I am here at jury duty. It really sucks. We have sat here so far for 2 1/2 hours and have done nothing. I was worried about getting here on time. I had to drop off Caitlin earlier than usual to make it here by the time they said on the phone: 8:30 A.M. I pulled into the parking deck late. I actually checked in at about 8:45. I learned that one does not really have to get here until 9:15 or so. Then, a woman got up and explained the whole day schedule after showing us a video that explained and role played the jury process. It was very rah-rah The Process.
11:18 - "Two of our civil trials have been resolved. We are waiting for one more for the morning." That was the announcement. If we are all lucky, we will go to lunch soon without having to be picked on any jury.
There are probably 150 people here. The overwhelming impression I get from looking at the group is that it is in no way representative of the general population of this area.
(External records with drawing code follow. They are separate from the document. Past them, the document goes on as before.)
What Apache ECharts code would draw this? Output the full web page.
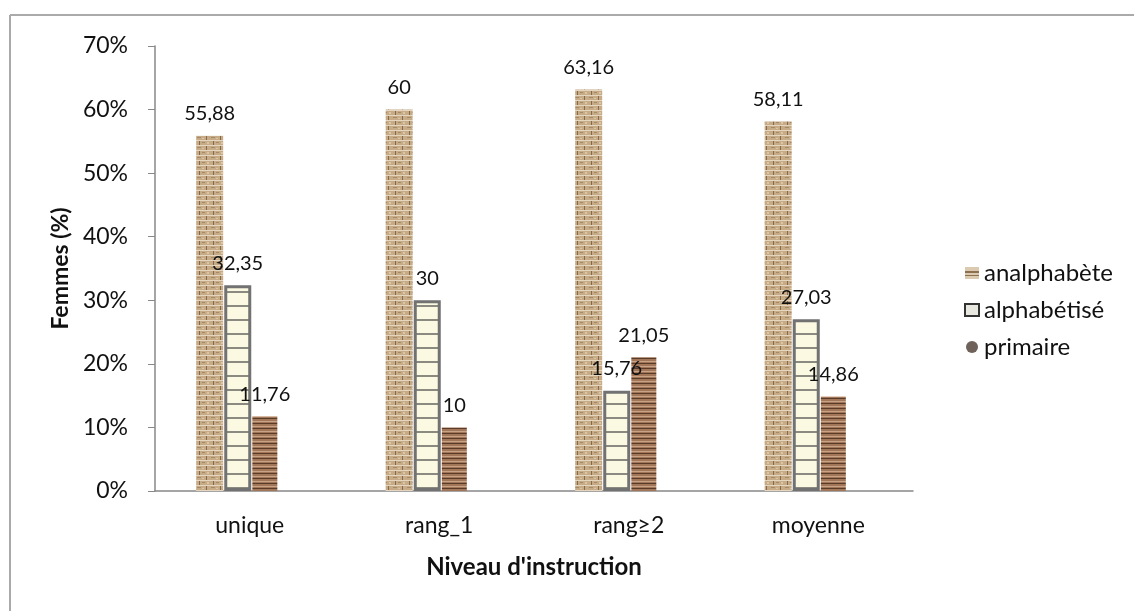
<!DOCTYPE html>
<html>
<head>
<meta charset="utf-8">
<script src="https://cdn.jsdelivr.net/npm/echarts@6/dist/echarts.min.js"></script>
<style>
html,body{margin:0;padding:0;background:#fff;}
#chart{width:1134px;height:611px;}
</style>
</head>
<body>
<div id="chart"></div>
<script>
var categories = ['unique', 'rang_1', 'rang\u22652', 'moyenne'];
var analphabete = [55.88, 60, 63.16, 58.11];
var alphabetise = [32.35, 30, 15.76, 27.03];
var primaire = [11.76, 10, 21.05, 14.86];
var seriesNames = ['analphab\u00e8te', 'alphab\u00e9tis\u00e9', 'primaire'];
var yTicks = [0, 10, 20, 30, 40, 50, 60, 70];

function makeCanvas(w, h, draw) {
  var c = document.createElement('canvas');
  c.width = w; c.height = h;
  draw(c.getContext('2d'));
  return c;
}
var brick = makeCanvas(14, 10, function (g) {
  g.fillStyle = '#c6ab86'; g.fillRect(0, 0, 14, 10);
  g.fillStyle = '#e4d6bf'; g.fillRect(0, 0, 14, 1); g.fillRect(0, 5, 14, 1);
  g.fillStyle = '#85694c'; g.fillRect(3, 1, 1, 4); g.fillRect(10, 6, 1, 4);
  g.fillStyle = '#a58a68'; g.fillRect(6, 2, 3, 1); g.fillRect(1, 7, 4, 1);
  g.fillStyle = '#d8c6a6'; g.fillRect(11, 2, 2, 2); g.fillRect(6, 8, 2, 1);
});
var ladder = makeCanvas(8, 14, function (g) {
  g.fillStyle = '#fbf9e2'; g.fillRect(0, 0, 8, 14);
  g.fillStyle = '#8a8a80'; g.fillRect(0, 11, 8, 2);
});
var coil = makeCanvas(8, 5, function (g) {
  g.fillStyle = '#a27658'; g.fillRect(0, 0, 8, 5);
  g.fillStyle = '#5a3b28'; g.fillRect(0, 3, 8, 1);
  g.fillStyle = '#c9a386'; g.fillRect(0, 1, 8, 1);
});
var legendBrick = makeCanvas(14, 12, function (g) {
  g.fillStyle = '#dccab0'; g.fillRect(0, 0, 14, 12);
  g.fillStyle = '#8d6f52'; g.fillRect(0, 4, 14, 2); g.fillRect(0, 8, 14, 1);
});

var font = 'Lato, "Liberation Sans", sans-serif';
function fmt(p) { return String(p.value).replace('.', ','); }
var labelCfg = { show: true, position: 'top', distance: 12, formatter: fmt, fontFamily: font, fontSize: 20, color: '#111' };

var chart = echarts.init(document.getElementById('chart'));
chart.setOption({
  animation: false,
  backgroundColor: '#fff',
  graphic: [
    { type: 'line', shape: { x1: 10, y1: 15, x2: 1134, y2: 15 }, style: { stroke: '#aaaaaa', lineWidth: 2 } },
    { type: 'line', shape: { x1: 10, y1: 15, x2: 10, y2: 611 }, style: { stroke: '#aaaaaa', lineWidth: 2 } }
  ],
  grid: { left: 155, right: 221, top: 46, bottom: 120, containLabel: false },
  legend: {
    orient: 'vertical', left: 959, top: 256, itemGap: 13, itemWidth: 14, itemHeight: 12,
    data: [
      { name: seriesNames[0], icon: 'rect', itemStyle: { color: { image: legendBrick, repeat: 'repeat' }, borderWidth: 0 } },
      { name: seriesNames[1], icon: 'rect', itemStyle: { color: '#e8e8e0', borderColor: '#333', borderWidth: 2 } },
      { name: seriesNames[2], icon: 'circle', itemStyle: { color: '#6f625a', borderWidth: 0 } }
    ],
    textStyle: { fontFamily: font, fontSize: 24, color: '#111', padding: [0, 0, 0, 0] }
  },
  xAxis: {
    type: 'category', data: categories,
    name: "Niveau d'instruction", nameLocation: 'middle', nameGap: 64,
    nameTextStyle: { fontFamily: font, fontSize: 24, fontWeight: 'bold', color: '#111' },
    axisLine: { lineStyle: { color: '#888', width: 1.5 } },
    axisTick: { show: false },
    axisLabel: { fontFamily: font, fontSize: 23, color: '#111', margin: 23 }
  },
  yAxis: {
    type: 'value', min: yTicks[0], max: yTicks[yTicks.length - 1], interval: 10,
    name: 'Femmes (%)', nameLocation: 'middle', nameGap: 75,
    nameTextStyle: { fontFamily: font, fontSize: 23, fontWeight: 'bold', color: '#111' },
    axisLine: { show: true, lineStyle: { color: '#888', width: 1.5 } },
    axisTick: { show: true, length: 7, lineStyle: { color: '#888' } },
    splitLine: { show: false },
    axisLabel: { formatter: '{value}%', fontFamily: font, fontSize: 23, color: '#111', margin: 27 }
  },
  series: [
    { name: seriesNames[0], type: 'bar', data: analphabete, barWidth: 27, barGap: '4%',
      itemStyle: { color: { image: brick, repeat: 'repeat' } }, label: labelCfg },
    { name: seriesNames[1], type: 'bar', data: alphabetise, barWidth: 27, barGap: '4%',
      itemStyle: { color: { image: ladder, repeat: 'repeat' }, borderColor: '#727272', borderWidth: 3 }, label: labelCfg },
    { name: seriesNames[2], type: 'bar', data: primaire, barWidth: 25, barGap: '4%',
      itemStyle: { color: { image: coil, repeat: 'repeat' } }, label: labelCfg },
    { name: 'spacer', type: 'bar', data: [null, null, null, null], barWidth: 25, barGap: '4%', silent: true }
  ]
});
</script>
</body>
</html>
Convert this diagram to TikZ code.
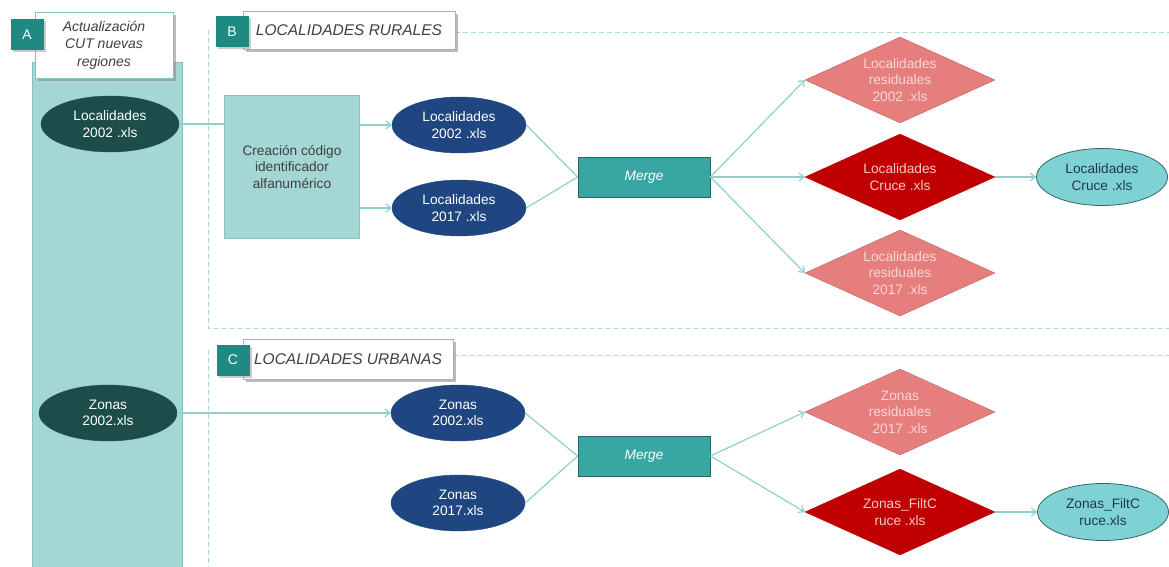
\documentclass[tikz,border=0pt]{standalone}
\usepackage{fontspec}
\setmainfont{Liberation Sans}
\usetikzlibrary{shapes.geometric,arrows.meta,shadows}

\definecolor{tealpale}{HTML}{A3D6D4}
\definecolor{tealpaleedge}{HTML}{86C3C0}
\definecolor{badgeteal}{HTML}{1F8A84}
\definecolor{dkgreen}{HTML}{1C4D4A}
\definecolor{navyfile}{HTML}{1F4680}
\definecolor{mergeteal}{HTML}{38A7A3}
\definecolor{mergeedge}{HTML}{2A6664}
\definecolor{pinkres}{HTML}{E67E7E}
\definecolor{pinkedge}{HTML}{B86262}
\definecolor{pinktext}{HTML}{F9D6D6}
\definecolor{redcross}{HTML}{C00000}
\definecolor{redtext}{HTML}{F6C8C8}
\definecolor{cyanout}{HTML}{7ED2D3}
\definecolor{cyanedge}{HTML}{2E6767}
\definecolor{cyantext}{HTML}{1F3A50}
\definecolor{flowcol}{HTML}{8ED0CB}
\definecolor{dashcol}{HTML}{A9DAD7}

\tikzset{
  filetext/.style={align=center, inner sep=0pt, font=\fontsize{13.7}{16.5}\selectfont},
  srcfile/.style={filetext, ellipse, fill=dkgreen, draw=dkgreen, text=white,
    minimum width=138pt, minimum height=56pt},
  infile/.style={filetext, ellipse, fill=navyfile, draw=navyfile, text=white,
    minimum width=134pt, minimum height=56pt},
  outfile/.style={filetext, ellipse, fill=cyanout, draw=cyanedge, line width=0.8pt,
    text=cyantext, minimum width=131pt, minimum height=57pt},
  residual/.style={filetext, diamond, fill=pinkres, draw=pinkedge, text=pinktext,
    shape aspect=2.2, minimum width=190pt, minimum height=86pt},
  crossed/.style={filetext, diamond, fill=redcross, draw=redcross, text=redtext,
    shape aspect=2.2, minimum width=190pt, minimum height=86pt},
  mergebox/.style={filetext, rectangle, fill=mergeteal, draw=mergeedge, line width=0.8pt,
    text=white, font=\itshape\fontsize{13.7}{16}\selectfont,
    text height=10pt, text depth=3pt,
    minimum width=132pt, minimum height=40pt},
  procbox/.style={filetext, rectangle, fill=tealpale, draw=tealpaleedge,
    text=black!75, font=\fontsize{13.7}{16.5}\selectfont,
    minimum width=135pt, minimum height=143pt},
  titlebox/.style={rectangle, fill=white, draw=tealpaleedge, line width=0.8pt,
    align=center, text=black!75, inner sep=0pt,
    drop shadow={shadow xshift=3pt, shadow yshift=-3pt, fill=black!45, opacity=0.6}},
  badge/.style={rectangle, fill=badgeteal, text=white, inner sep=0pt,
    font=\fontsize{14}{16}\selectfont, minimum width=33pt, minimum height=31pt,
    drop shadow={shadow xshift=2pt, shadow yshift=-2pt, fill=black!40, opacity=0.5}},
  flow/.style={draw=flowcol, line width=1.2pt},
  flowarrow/.style={flow, -{Straight Barb[length=5pt,width=8pt]}},
  sectionline/.style={draw=dashcol, line width=0.9pt, dash pattern=on 5pt off 3pt}
}

\begin{document}
\begin{tikzpicture}[x=1pt, y=-1pt]
    \useasboundingbox (0,0) rectangle (1169,567);

    % section frames
    \draw[sectionline] (208,30) -- (208,328) -- (1169,328);
    \draw[sectionline] (455,32) -- (1169,32);
    \draw[sectionline] (208,350) -- (208,567);
    \draw[sectionline] (453,355) -- (1169,355);

    % column A
    \draw[fill=tealpale, draw=tealpaleedge] (32,62) rectangle (182,570);
    \node[titlebox, minimum width=138pt, minimum height=66pt,
      font=\itshape\fontsize{14}{17.5}\selectfont] (titleA) at (104,45)
      {Actualización\\CUT nuevas\\regiones};
    \node[badge] (badgeA) at (27,35) {A};

    \node[titlebox, minimum width=212pt, minimum height=38pt,
      font=\itshape\fontsize{15.5}{18}\selectfont] (titleB) at (349,30) {LOCALIDADES RURALES};
    \node[badge] (badgeB) at (232,32) {B};

    \node[titlebox, minimum width=210pt, minimum height=40pt,
      font=\itshape\fontsize{15.5}{18}\selectfont] (titleC) at (348,359) {LOCALIDADES URBANAS};
    \node[badge] (badgeC) at (233,360) {C};

    \node[srcfile] (loc02a) at (110,124) {Localidades\\2002 .xls};
    \node[srcfile] (zon02a) at (108,413) {Zonas\\2002.xls};

    % rurales
    \node[procbox] (codigo) at (292,167) {Creación código\\identificador\\alfanumérico};
    \node[infile] (loc02b) at (459,125) {Localidades\\2002 .xls};
    \node[infile] (loc17b) at (459,208) {Localidades\\2017 .xls};
    \node[mergebox] (mergeB) at (644,177) {Merge};
    \node[residual] (res02) at (900,80) {Localidades\\residuales\\2002 .xls};
    \node[crossed] (cruce) at (900,177) {Localidades\\Cruce .xls};
    \node[residual] (res17) at (900,273) {Localidades\\residuales\\2017 .xls};
    \node[outfile] (cruceout) at (1102,177) {Localidades\\Cruce .xls};

    \draw[flow] (loc02a.east) -- (loc02a.east -| codigo.west);
    \draw[flowarrow] (codigo.east |- loc02b) -- (loc02b.west);
    \draw[flowarrow] (codigo.east |- loc17b) -- (loc17b.west);
    \draw[flow] (loc02b.east) -- (mergeB.west);
    \draw[flow] (loc17b.east) -- (mergeB.west);
    \draw[flowarrow] (mergeB.east) -- (res02.west);
    \draw[flowarrow] (mergeB.east) -- (cruce.west);
    \draw[flowarrow] (mergeB.east) -- (res17.west);
    \draw[flowarrow] (cruce.east) -- (cruceout.west);

    % urbanas
    \node[infile] (zon02b) at (458,413) {Zonas\\2002.xls};
    \node[infile] (zon17b) at (458,503) {Zonas\\2017.xls};
    \node[mergebox] (mergeC) at (644,456) {Merge};
    \node[residual] (zres17) at (900,412) {Zonas\\residuales\\2017 .xls};
    \node[crossed] (zfilt) at (900,512) {Zonas\_FiltC\\ruce .xls};
    \node[outfile] (zfiltout) at (1103,512) {Zonas\_FiltC\\ruce.xls};

    \draw[flowarrow] (zon02a.east) -- (zon02b.west);
    \draw[flow] (zon02b.east) -- (mergeC.west);
    \draw[flow] (zon17b.east) -- (mergeC.west);
    \draw[flowarrow] (mergeC.east) -- (zres17.west);
    \draw[flowarrow] (mergeC.east) -- (zfilt.west);
    \draw[flowarrow] (zfilt.east) -- (zfiltout.west);
\end{tikzpicture}
\end{document}
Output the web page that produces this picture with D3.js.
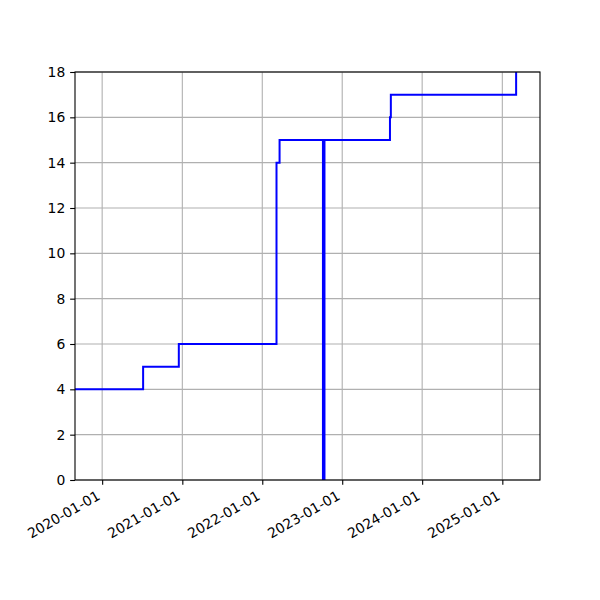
<!DOCTYPE html>
<html>
<head>
<meta charset="utf-8">
<script src="https://cdn.jsdelivr.net/npm/d3@7"></script>
<style>
  body { margin: 0; background: #fff; }
  text { font-family: "DejaVu Sans", sans-serif; }
</style>
</head>
<body>
<div id="chart"></div>
<script>
// step data (value holds until next date)
var dates = ["2019-08-30", "2020-07-06", "2020-12-16", "2022-03-07", "2022-03-21",
             "2022-10-05", "2022-10-12", "2023-08-07", "2023-08-11", "2025-03-05", "2025-06-22"];
var values = [4, 5, 6, 14, 15, 0, 15, 16, 17, 19, 19];
var xTicks = ["2020-01-01", "2021-01-01", "2022-01-01", "2023-01-01", "2024-01-01", "2025-01-01"];
var yTicks = [0, 2, 4, 6, 8, 10, 12, 14, 16, 18];
var xLimits = ["2019-08-30", "2025-06-22"];
var yLimits = [0, 18];

var margin = {top: 72, right: 60, bottom: 120, left: 75},
    width = 600 - margin.left - margin.right,
    height = 600 - margin.top - margin.bottom;

var parse = d3.utcParse("%Y-%m-%d");
var data = dates.map(function(d, i) { return {date: parse(d), value: values[i]}; });

var svg = d3.select("#chart").append("svg")
    .attr("width", 600)
    .attr("height", 600);

var g = svg.append("g")
    .attr("transform", "translate(" + margin.left + "," + margin.top + ")");

var x = d3.scaleUtc()
    .domain(xLimits.map(parse))
    .range([0, width]);

var y = d3.scaleLinear()
    .domain(yLimits)
    .range([height, 0]);

g.append("defs").append("clipPath")
    .attr("id", "clip")
  .append("rect")
    .attr("width", width)
    .attr("height", height);

// grid
g.append("g")
    .selectAll("line.vgrid")
    .data(xTicks.map(parse))
    .enter().append("line")
      .attr("x1", function(d) { return x(d); })
      .attr("x2", function(d) { return x(d); })
      .attr("y1", 0)
      .attr("y2", height)
      .style("stroke", "#b0b0b0")
      .style("stroke-width", 1.1);

g.append("g")
    .selectAll("line.hgrid")
    .data(yTicks)
    .enter().append("line")
      .attr("x1", 0)
      .attr("x2", width)
      .attr("y1", function(d) { return y(d); })
      .attr("y2", function(d) { return y(d); })
      .style("stroke", "#b0b0b0")
      .style("stroke-width", 1.1);

var line = d3.line()
    .x(function(d) { return x(d.date); })
    .y(function(d) { return y(d.value); })
    .curve(d3.curveStepAfter);

g.append("path")
    .datum(data)
    .attr("clip-path", "url(#clip)")
    .attr("d", line)
    .style("fill", "none")
    .style("stroke", "blue")
    .style("stroke-width", 2)
    .style("stroke-linejoin", "miter");

// axes
var xAxis = g.append("g")
    .attr("transform", "translate(0," + height + ")")
    .call(d3.axisBottom(x)
        .tickValues(xTicks.map(parse))
        .tickFormat(d3.utcFormat("%Y-%m-%d"))
        .tickSize(4.86)
        .tickPadding(3));

// matplotlib style: rotated bbox right/top aligned under the tick
xAxis.selectAll(".tick text")
    .style("font-size", "13.9px")
    .style("text-anchor", "end")
    .attr("x", 0)
    .attr("y", 0)
    .attr("dy", 0)
    .attr("transform", "translate(-1.6,18.5) rotate(-30)");

var yAxis = g.append("g")
    .call(d3.axisLeft(y)
        .tickValues(yTicks)
        .tickSize(4.86)
        .tickPadding(4.86));

yAxis.selectAll("text").style("font-size", "13.9px");

[xAxis, yAxis].forEach(function(a) {
  a.select(".domain").remove();
  a.selectAll(".tick line").style("stroke", "#000").style("stroke-width", 1.1);
  a.selectAll("text").style("fill", "#000").style("font-family", "DejaVu Sans");
});

// frame on top
g.append("rect")
    .attr("width", width)
    .attr("height", height)
    .style("fill", "none")
    .style("stroke", "#000")
    .style("stroke-width", 1.1);
</script>
</body>
</html>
There are 8 people who do not fit this description: white, middle-class, 40-60 years old. I wonder how that can be a "jury of your peers".
It is a beautiful day outside. We were allowed a 20 minute "coffee break", so I went for a walk. The Somerset County courthouse complex buildings and campus is very beautiful. It is a mix of architectural styles that reflect the growth of the area. There is the original classical styled pre-twentieth century courthouse. Added to that is the building we are in, an 18th century church that was bought by the county. It has all the original architecture - including religious stained-glass windows and 20 foot high pipes for an organ. Church and state comes together here in an ironic marriage of historical preservation. Connecting these two older buildings is a large modern office building behind them that houses the county offices. Glass walkways lead into these older structures. The campus itself has a plush lawn and a "Time to Remember" monument area. This circular commons-like area has a set of pillars and a clock, with benches surrounding. There were three fat cops sitting there, one with the requisite shaved head, all with the reflective glasses. I am not sure if it was a war memorial, public service memorial for police and fire, or a 9-11 memorial. I didn't stop long enough to read. Observing the stereotypical cops was more interesting than the monument. The town of Somerville is full of old consignment, special-interest, and hobby stores. Lots of little food places. I never saw so many little businesses clustered like that. Low rent or taxes here to support them?